Substantive issues relating to peer review:
Sheila Cavanagh’s and Bethany Nowviskie’s articles, in order to help students
understand the transformative moment we are living through and the ways in
which digital humanists are thinking it reshapes questions about how
collaborative, technical projects count as scholarship.
2.
For practical commentary on evaluating digital
humanities projects: the short essays by Todd Presner, Geoffrey Rockwell, and
James Smithies and the professional statement by the Modern Language
Association and the AHA, NCPH, and OAH Working Group report on “Tenure,
Promotion, and the Publicly Engaged Academic Historian,” which is not
actually reproduced in the Journal’s issue.
3.
Late in the course, in order to discuss my own
dilemma as an instructor in figuring out how to evaluate the work I will have
assigned to students, I would assign Shannon Christine Mattern’s essay.
4.
Finally, to help students who are hoping for
careers where they might go up for tenure based in part on digital history
work, I would assign the argument offered in Laura Mandell’s open letter and the
practical models offered by Katherine D. Harris and the wiki group on “Documenting
a New Media Case.” My inclination here is not to assign this to the whole
group, but to one or two students to report on, since most of them will not be
seeking faculty positions in the long run (though I expect a few will need to
understand tenure and promotion issues).
Other things that this issue made me think about:
1.
I should assign students to explore and discuss
the Hypercities (definitely) and Voyant (probably) projects that Mandell
discusses.
2.
Finally, I am reminded by the ease with which
actual digital humanists toss around terms like “text encoding initiative” and
XML how much I don’t know—and how much my students and I both need to know. I
need to find a way to incorporate little “tech timeouts” into the discussion to
define terms and show examples without derailing the overall conversation. What
I need is a way for us all to hyperlink to another little discussion room to
get on the same page and then link back to our main thread.

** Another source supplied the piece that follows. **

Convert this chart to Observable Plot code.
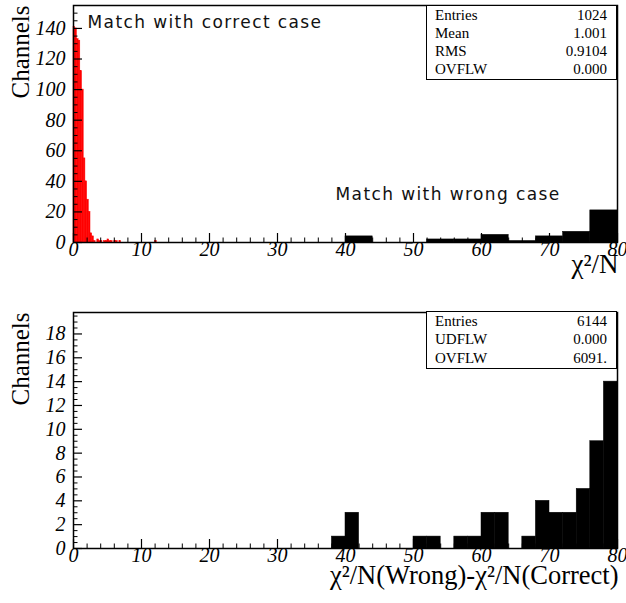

I see these essays as opportunities for helping my students think about how to explain to other people that digital history work integrates the skills of argument that historians already hold dear with the organizational, technical, and human skills relating to project management that are crucial for digital projects.
I see these essays as opportunities for helping my students think about how to explain to other people that digital history work integrates the skills of argument that historians already hold dear with the organizational, technical, and human skills relating to project management that are crucial for digital projects.